There are a couple of primary reasons for requiring window shades to be closed during flight:
People Need to Sleep
Nearly all East-West long-haul flights (i.e. those crossing lots of time zones) will require window shades to be closed and will turn off cabin lighting for most of the duration of the flight (usually for the entire time between meal services.) This is because almost every passenger wants to sleep and many of them need to sleep on different schedules.
People on short business trips often want to remain on or close to their home time zone in order to reduce the effects of jet lag. People on longer trips usually want to adjust to their destination's time. As a result, these people will need to sleep at different times, so the lights are kept off - and window shades kept closed - for the vast majority of the flight in order to accommodate whatever sleep needs people may have.

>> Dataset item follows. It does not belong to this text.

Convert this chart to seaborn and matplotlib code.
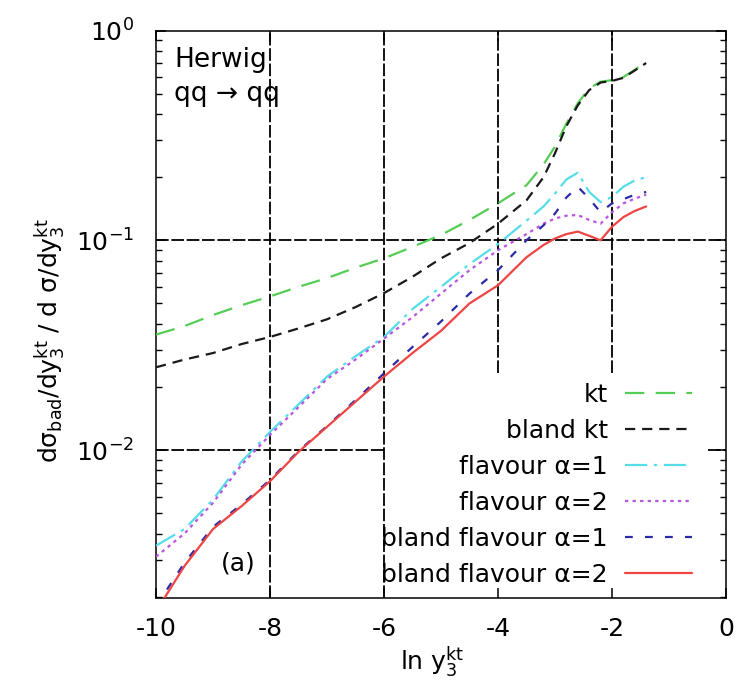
import matplotlib
matplotlib.use('Agg')
import matplotlib.pyplot as plt
import seaborn as sns
import numpy as np
from matplotlib.ticker import LogLocator, NullFormatter

# values
ln_y3 = [-10, -9.5, -9, -8.5, -8, -7.5, -7, -6.5, -6, -5.5, -5, -4.5, -4,
         -3.5, -3.2, -3, -2.8, -2.6, -2.4, -2.2, -2, -1.8, -1.6, -1.4]

kt = [0.0355, 0.039, 0.044, 0.049, 0.054, 0.060, 0.066, 0.074, 0.082, 0.093, 0.106, 0.125, 0.150,
      0.183, 0.23, 0.28, 0.36, 0.45, 0.53, 0.57, 0.58, 0.60, 0.65, 0.71]
bland_kt = [0.0248, 0.027, 0.029, 0.032, 0.0346, 0.038, 0.042, 0.048, 0.056, 0.067, 0.082, 0.097, 0.12,
            0.155, 0.20, 0.26, 0.35, 0.44, 0.52, 0.565, 0.575, 0.595, 0.645, 0.70]
flav1 = [0.0035, 0.0042, 0.0058, 0.0088, 0.0122, 0.0165, 0.0224, 0.028, 0.0346, 0.047, 0.060, 0.077, 0.096,
         0.124, 0.145, 0.167, 0.195, 0.21, 0.17, 0.152, 0.161, 0.18, 0.193, 0.20]
flav2 = [0.0031, 0.0040, 0.0056, 0.0085, 0.0118, 0.016, 0.0218, 0.027, 0.034, 0.043, 0.0557, 0.072, 0.0896,
         0.107, 0.12, 0.127, 0.131, 0.132, 0.125, 0.12, 0.136, 0.15, 0.158, 0.165]
bland_flav1 = [0.0018, 0.0029, 0.0043, 0.0055, 0.0072, 0.0099, 0.013, 0.0173, 0.0232, 0.031, 0.041, 0.0557, 0.072,
               0.10, 0.118, 0.134, 0.16, 0.18, 0.158, 0.136, 0.15, 0.157, 0.165, 0.17]
bland_flav2 = [0.0017, 0.0028, 0.0042, 0.0054, 0.0071, 0.0098, 0.0129, 0.017, 0.0224, 0.029, 0.037, 0.050, 0.061,
               0.083, 0.095, 0.102, 0.107, 0.11, 0.105, 0.100, 0.116, 0.129, 0.138, 0.145]

labels = ['kt', 'bland kt', 'flavour α=1', 'flavour α=2', 'bland flavour α=1', 'bland flavour α=2']
series = [kt, bland_kt, flav1, flav2, bland_flav1, bland_flav2]
colors = ['#55cc55', '#1a1a1a', '#55dde8', '#b855e0', '#2b2ba8', '#ee4444']
styles = [(0, (8.7, 5.1)), (0, (4.6, 3.1)), (0, (10, 3, 1.5, 3)), (0, (1.5, 1.9)), (0, (3.5, 5.5)), '-']

sns.set_style('ticks')
plt.rcParams['axes.unicode_minus'] = False
plt.rcParams['font.family'] = ['DejaVu Sans']
for key in ['text.color', 'axes.labelcolor', 'xtick.color', 'ytick.color', 'axes.edgecolor']:
    plt.rcParams[key] = 'black'

fig = plt.figure(figsize=(7.39, 6.92), dpi=100)
ax = fig.add_axes([0.2111, 0.1358, 0.7713, 0.8201])

# grid lines (the key hides part of them)
grid_kw = dict(color='black', lw=1.3, linestyle=(0, (7, 1.5)), zorder=1)
for xv in [-8, -6]:
    ax.axvline(xv, **grid_kw)
for xv in [-4, -2]:
    ax.axvline(xv, ymin=0.397, **grid_kw)
ax.axhline(0.1, **grid_kw)
ax.axhline(0.01, xmax=0.4, **grid_kw)
ax.axhline(0.01, xmin=0.968, **grid_kw)

for lab, vals, col, ls in zip(labels, series, colors, styles):
    sns.lineplot(x=ln_y3, y=vals, ax=ax, color=col, linestyle=ls, lw=1.6,
                 label=lab, estimator=None, sort=False, zorder=3)

ax.set_yscale('log')
ax.set_xlim(-10, 0)
ax.set_ylim(0.00197, 1)
ax.set_xticks([-10, -8, -6, -4, -2, 0])
ax.yaxis.set_minor_locator(LogLocator(base=10, subs=np.arange(2, 10)))
ax.yaxis.set_minor_formatter(NullFormatter())
ax.tick_params(which='both', direction='in', top=True, right=True, labelsize=18,
               color='black', labelcolor='black')
ax.tick_params(which='major', length=7.5, width=1.1)
ax.tick_params(which='minor', length=4.5, width=1.0)
ax.tick_params(axis='x', pad=14)
ax.tick_params(axis='y', pad=16)
for sp in ax.spines.values():
    sp.set_linewidth(1.1)
    sp.set_color('black')

ax.set_ylabel('dσ$_{\\mathrm{bad}}$/dy$_3^{\\mathrm{kt}}$ / d σ/dy$_3^{\\mathrm{kt}}$', fontsize=18)
ax.yaxis.label.set_va('center')
ax.yaxis.set_label_coords(-0.186, 0.453)
ax.set_xlabel('ln y$_3^{\\mathrm{kt}}$', fontsize=18)
ax.xaxis.label.set_va('center')
ax.xaxis.set_label_coords(0.484, -0.113)

ax.text(0.032, 0.935, 'Herwig', transform=ax.transAxes, fontsize=19, va='baseline')
ax.text(0.032, 0.875, 'qq → qq', transform=ax.transAxes, fontsize=19, va='baseline')
ax.text(0.114, 0.049, '(a)', transform=ax.transAxes, fontsize=18, va='baseline')

ax.legend(loc='lower right', bbox_to_anchor=(0.940, 0.02), frameon=False, markerfirst=False,
          fontsize=18, handlelength=2.68, handletextpad=0.68, labelspacing=0.48,
          borderpad=0, borderaxespad=0)

fig.savefig('out.png', dpi=100)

An eye mask can certainly help, but some people don't like wearing them and also people need to be able to get up briefly to use the lav or grab a brief snack and then want to doze off back to sleep. This will be much easier if the cabin is kept dark.
Bright Light / Heat
Even on short flights, at certain times of day and when traveling certain directions, a lot of sunlight can enter the cabin. This can make the cabin uncomfortably hot, especially for people near the windows and/or in direct sunlight. Additionally, the light can be very bright if it's shining in directly through the windows. Even on short-to-medium length daytime flights, some passengers will want to nap, but even those who aren't napping generally don't want the sun shining directly into their eyes. Note that, while the sun from your window may not be shining directly onto your face, it very well could be shining directly into the face of other passengers on or near your row, even across the aisle, depending on time of day (and year) and flight direction.
There's actually enough UV to cause sunburns on directly exposed skin, since airliners fly above the majority of Earth's atmosphere (the majority of the gas in the atmosphere, that is, not a majority of the height of the atmosphere.) There's not nearly as much atmospheric absorption or reflection of the sun's light at 30,000-40,000 ft as there is at the surface, so direct exposure for extended periods, in addition to being annoying, can be harmful.
While this reason isn't as important as the other two, a third more minor reason for closing the shades is so that people can see their IFE screens. The screens can be difficult to see if there's sunlight shining on them.